Even if we accept that in the law as in every other domain we are retreating from the precedence of general over individual interest, what is shocking is the rapidity with which the supremacy of the victim, or the bereaved, has reasserted itself in the consideration of crime. In the space of ten or twenty years, the call for revenge has begun to undo the legal intricacies of centuries.
Does a return to victim justice have any benefits? Did Sarah Payne’s parents’ constant appearances ‘add value’ to the investigation into their daughter’s death? It is worth noting that, as yet, no one has been charged with Sarah’s murder despite the saturation coverage that continued through the dispute over whether the Coroner would release her body and up until the day of her burial. At times it has felt as if this murder and its trappings have been with us for ever. Certainly, we have shown ourselves to be enthusiastic and indefatigable voyeurs of this death drama. With the current taste for interactive ‘people-interest’ shows in mind, perhaps Sky TV should consider installing a Griefcam at the home of the parents of the next child victim of a sex killer so that if we wish we can feel their suffering 24 hours a day.
Manipulated as they were, the Paynes seemed to grow into the role allotted to them as they attended the Byzantine rituals of a modern-day murder inquiry – the press conference, the TV exclusives, the personal interest stories. ‘It’s what she would have wanted,’ they said again and again, justifying their decisions as if referring to their daughter’s thoughts on how she would have liked a manhunt or a memorial service conducted in the event of her sudden and violent death.
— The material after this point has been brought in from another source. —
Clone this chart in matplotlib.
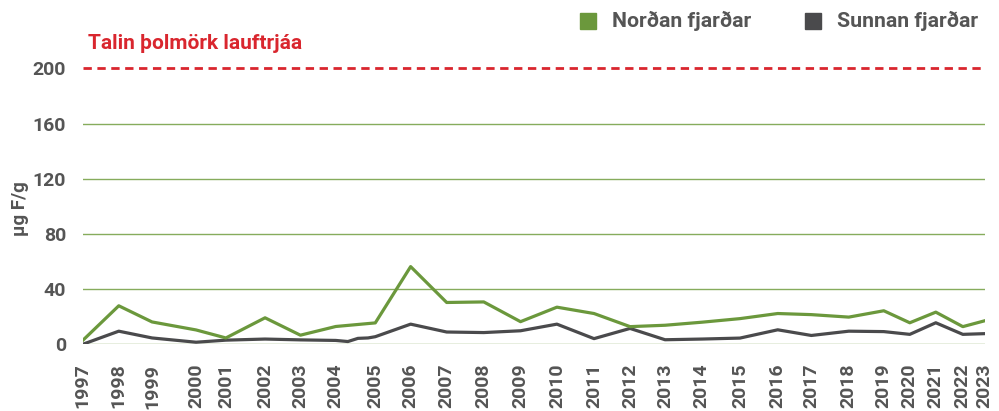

The service threatened to be an exercise in schmaltz and indulgence. In the event, it was a terrible spectacle of alienation. We watched on television screens as the mother and father of Sarah Payne stood in a cordoned off area surrounded not by their friends but by banks of cameras. Given their cue, they released some white doves into the air. The cameras flashed. I am not sure that a more chilling image of dysfunction and isolation could be imagined.